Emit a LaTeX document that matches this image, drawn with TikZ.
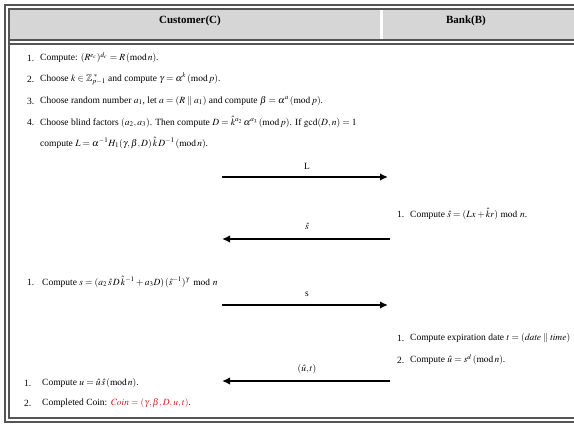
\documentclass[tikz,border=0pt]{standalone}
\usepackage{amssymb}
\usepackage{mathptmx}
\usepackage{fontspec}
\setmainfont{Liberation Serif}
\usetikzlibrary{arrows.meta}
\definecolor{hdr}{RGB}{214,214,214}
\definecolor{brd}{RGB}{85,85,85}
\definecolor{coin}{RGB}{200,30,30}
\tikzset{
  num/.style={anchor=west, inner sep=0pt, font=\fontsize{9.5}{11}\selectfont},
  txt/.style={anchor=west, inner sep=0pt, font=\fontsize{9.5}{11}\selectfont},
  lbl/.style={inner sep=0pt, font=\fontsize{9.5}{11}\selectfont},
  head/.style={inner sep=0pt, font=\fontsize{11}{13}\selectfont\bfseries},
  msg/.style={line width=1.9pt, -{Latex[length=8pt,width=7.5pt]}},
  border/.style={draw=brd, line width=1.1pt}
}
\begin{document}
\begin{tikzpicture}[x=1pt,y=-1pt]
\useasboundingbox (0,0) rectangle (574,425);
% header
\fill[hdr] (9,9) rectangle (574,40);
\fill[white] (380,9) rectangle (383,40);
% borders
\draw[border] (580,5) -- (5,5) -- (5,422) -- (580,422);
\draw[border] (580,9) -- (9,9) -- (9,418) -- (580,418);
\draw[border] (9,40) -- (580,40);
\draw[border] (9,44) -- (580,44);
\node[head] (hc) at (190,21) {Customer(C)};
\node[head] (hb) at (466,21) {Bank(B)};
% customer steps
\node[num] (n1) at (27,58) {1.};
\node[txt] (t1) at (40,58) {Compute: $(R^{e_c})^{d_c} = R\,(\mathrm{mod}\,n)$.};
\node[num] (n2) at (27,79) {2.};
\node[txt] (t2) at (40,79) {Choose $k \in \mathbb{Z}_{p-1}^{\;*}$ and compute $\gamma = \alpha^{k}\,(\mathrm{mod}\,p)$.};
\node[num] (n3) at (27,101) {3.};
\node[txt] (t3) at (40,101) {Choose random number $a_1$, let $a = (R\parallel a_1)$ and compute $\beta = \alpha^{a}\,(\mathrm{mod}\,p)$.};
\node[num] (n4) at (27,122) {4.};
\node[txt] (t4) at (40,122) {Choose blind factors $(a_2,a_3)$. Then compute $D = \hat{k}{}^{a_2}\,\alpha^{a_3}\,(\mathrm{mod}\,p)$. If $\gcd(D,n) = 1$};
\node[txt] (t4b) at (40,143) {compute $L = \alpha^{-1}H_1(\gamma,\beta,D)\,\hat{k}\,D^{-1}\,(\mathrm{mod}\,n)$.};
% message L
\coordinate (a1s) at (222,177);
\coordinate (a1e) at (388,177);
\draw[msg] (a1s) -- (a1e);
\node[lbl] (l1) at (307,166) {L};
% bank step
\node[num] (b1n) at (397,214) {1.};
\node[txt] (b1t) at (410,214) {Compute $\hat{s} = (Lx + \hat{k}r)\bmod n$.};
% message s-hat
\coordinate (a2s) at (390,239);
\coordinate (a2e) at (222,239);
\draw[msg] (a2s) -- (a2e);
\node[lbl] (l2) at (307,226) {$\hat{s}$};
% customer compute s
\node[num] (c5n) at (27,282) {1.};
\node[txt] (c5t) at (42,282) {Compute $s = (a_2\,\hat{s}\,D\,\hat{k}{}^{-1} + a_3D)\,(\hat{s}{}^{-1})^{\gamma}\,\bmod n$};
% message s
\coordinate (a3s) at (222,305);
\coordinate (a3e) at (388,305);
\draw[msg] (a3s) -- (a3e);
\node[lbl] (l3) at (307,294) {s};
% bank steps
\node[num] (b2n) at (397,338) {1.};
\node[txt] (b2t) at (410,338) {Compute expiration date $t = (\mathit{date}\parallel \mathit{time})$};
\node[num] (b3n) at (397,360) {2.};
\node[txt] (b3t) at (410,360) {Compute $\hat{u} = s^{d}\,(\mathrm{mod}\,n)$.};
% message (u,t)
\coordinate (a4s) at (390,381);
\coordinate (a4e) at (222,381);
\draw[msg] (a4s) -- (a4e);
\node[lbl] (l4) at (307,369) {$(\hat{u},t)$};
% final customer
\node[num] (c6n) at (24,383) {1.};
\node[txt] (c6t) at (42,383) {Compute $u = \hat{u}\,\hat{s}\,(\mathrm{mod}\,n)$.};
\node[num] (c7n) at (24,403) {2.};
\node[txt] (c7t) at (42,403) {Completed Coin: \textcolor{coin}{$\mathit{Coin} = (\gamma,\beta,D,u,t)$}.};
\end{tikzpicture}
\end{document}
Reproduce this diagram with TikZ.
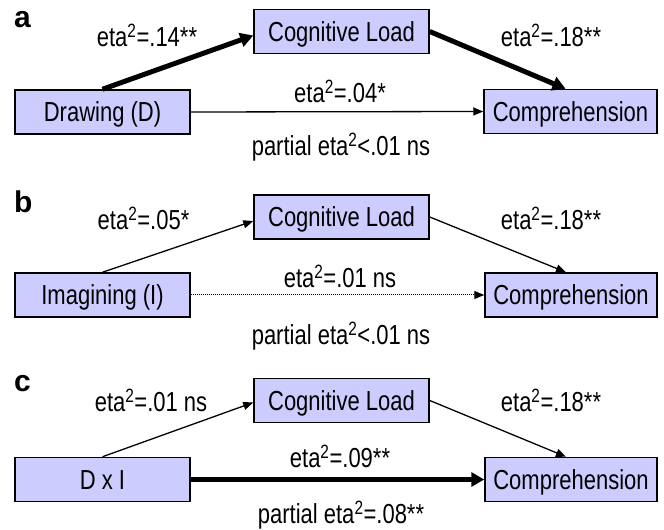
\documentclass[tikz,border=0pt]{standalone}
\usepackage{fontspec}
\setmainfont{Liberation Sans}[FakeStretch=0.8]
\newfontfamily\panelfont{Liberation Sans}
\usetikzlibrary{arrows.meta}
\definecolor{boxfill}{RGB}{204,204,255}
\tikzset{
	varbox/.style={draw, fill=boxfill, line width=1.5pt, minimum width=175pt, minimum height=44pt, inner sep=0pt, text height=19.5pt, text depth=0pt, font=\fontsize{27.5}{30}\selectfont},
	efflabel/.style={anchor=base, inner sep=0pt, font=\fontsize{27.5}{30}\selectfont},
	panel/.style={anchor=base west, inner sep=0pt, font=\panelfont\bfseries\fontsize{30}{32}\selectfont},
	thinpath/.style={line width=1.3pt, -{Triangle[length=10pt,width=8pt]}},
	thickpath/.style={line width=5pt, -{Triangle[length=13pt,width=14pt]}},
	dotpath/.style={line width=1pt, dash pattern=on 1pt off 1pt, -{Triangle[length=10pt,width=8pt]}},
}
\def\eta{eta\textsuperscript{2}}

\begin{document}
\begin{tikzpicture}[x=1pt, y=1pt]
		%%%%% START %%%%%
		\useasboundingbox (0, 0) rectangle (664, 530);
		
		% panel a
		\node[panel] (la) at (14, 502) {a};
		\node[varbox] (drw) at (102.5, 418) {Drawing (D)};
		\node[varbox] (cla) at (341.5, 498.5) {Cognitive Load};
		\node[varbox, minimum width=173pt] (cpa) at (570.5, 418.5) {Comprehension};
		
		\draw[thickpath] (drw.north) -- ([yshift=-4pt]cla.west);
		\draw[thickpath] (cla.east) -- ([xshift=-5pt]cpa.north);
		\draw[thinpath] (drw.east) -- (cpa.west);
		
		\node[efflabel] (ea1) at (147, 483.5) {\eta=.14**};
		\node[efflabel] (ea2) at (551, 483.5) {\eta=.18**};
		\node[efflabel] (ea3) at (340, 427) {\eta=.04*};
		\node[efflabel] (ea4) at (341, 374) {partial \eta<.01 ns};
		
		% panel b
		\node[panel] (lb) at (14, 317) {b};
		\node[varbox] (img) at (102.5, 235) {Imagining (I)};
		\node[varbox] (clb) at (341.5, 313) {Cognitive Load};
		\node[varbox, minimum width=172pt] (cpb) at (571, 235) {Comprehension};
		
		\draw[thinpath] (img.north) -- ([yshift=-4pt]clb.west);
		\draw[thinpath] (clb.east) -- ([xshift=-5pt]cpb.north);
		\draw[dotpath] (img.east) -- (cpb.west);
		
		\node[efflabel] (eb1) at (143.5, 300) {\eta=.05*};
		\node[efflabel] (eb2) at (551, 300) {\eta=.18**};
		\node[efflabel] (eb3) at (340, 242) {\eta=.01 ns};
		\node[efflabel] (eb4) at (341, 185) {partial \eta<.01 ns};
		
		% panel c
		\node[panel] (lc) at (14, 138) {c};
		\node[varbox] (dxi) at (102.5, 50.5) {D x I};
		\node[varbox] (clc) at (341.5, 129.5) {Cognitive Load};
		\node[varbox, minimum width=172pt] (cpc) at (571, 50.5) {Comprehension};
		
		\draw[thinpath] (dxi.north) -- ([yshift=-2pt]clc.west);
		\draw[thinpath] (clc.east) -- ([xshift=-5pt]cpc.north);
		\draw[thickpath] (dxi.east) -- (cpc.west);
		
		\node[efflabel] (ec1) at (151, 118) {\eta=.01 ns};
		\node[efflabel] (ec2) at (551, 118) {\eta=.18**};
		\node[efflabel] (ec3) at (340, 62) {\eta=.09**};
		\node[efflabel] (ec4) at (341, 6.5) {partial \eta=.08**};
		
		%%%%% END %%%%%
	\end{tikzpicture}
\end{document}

▶ Task to carry out
Filter the listing for the word "this" and copy every line that holds it.

▶ Response
Emit a LaTeX document that matches this image, drawn with TikZ.
Reproduce this diagram with TikZ.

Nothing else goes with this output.